MARSHALL — Despite its higher bid, Meadowbrook Funeral Home in Marshall will remain the vendor for Harrison County’s removal and transport of bodies and for direct cremation of the county’s indigents who have died, the Harrison County Commissioners Court decided in a 3-2 vote Wednesday.
Casting the dissenting votes were Pct. 3 County Commissioner Phillip Mauldin and County Judge Chad Sims.
The vote came after a motion — made by Sims — to move forward with the lower bidder and only other responding vendor, Downs Funeral Home, failed to receive a second.
The county’s purchasing agent, Kendl Russell, explained the two bids to the court.
For the transport contract, Downs offered to charge $90 for pickup, which included storage and a body bag; and $1 per mile for delivery/return from the pathologist. For cremation, Downs’ proposed charge was $575, including an alternative container.
In Meadowbrook’s transport contract, the funeral home’s charge is $100 for pickup, which includes storage; $20 for a body bag; and $1 per mile for delivery/return from the pathologist. For cremation, Meadowbrook’s charge is $600, including an alternative container.
Meadowbrook has had the county’s contract for removal and transport since 2013 and the indigent burial services contract since 2015, providing cremation services for indigents.
Despite the slightly higher fees, Pct. 3 Commissioner Jay Ebarb made the motion to continue with Meadowbrook as the vendor, citing the working relationship the county already has built with the funeral home throughout the years.

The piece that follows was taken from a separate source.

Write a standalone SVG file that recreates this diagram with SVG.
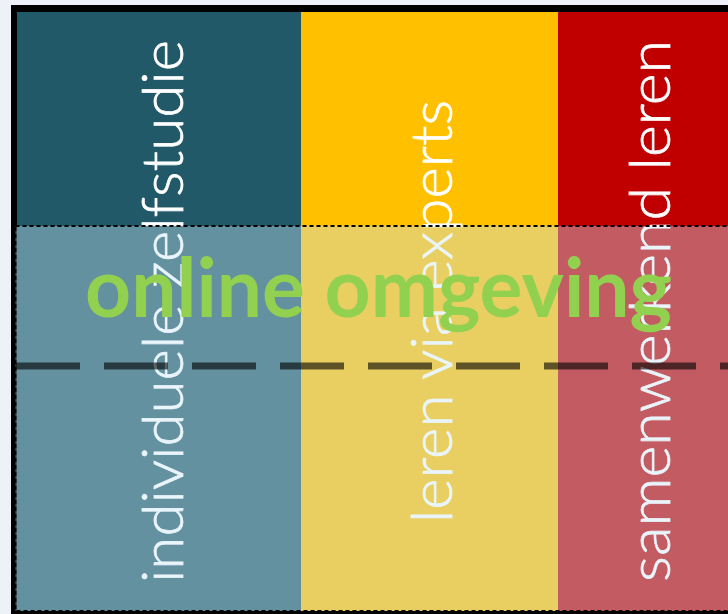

In other business, the court approved retaining Michael Morrison as attorney to represent the county in connection with the mandated redistricting required by the U.S. and Texas constitutions in connection with the 2020 Census. Morrison assisted the county with the last two censuses.
“He’s very familiar with our county and our needs here,” Sims said. “He has sent us a letter letting us know he’s willing to help us again.”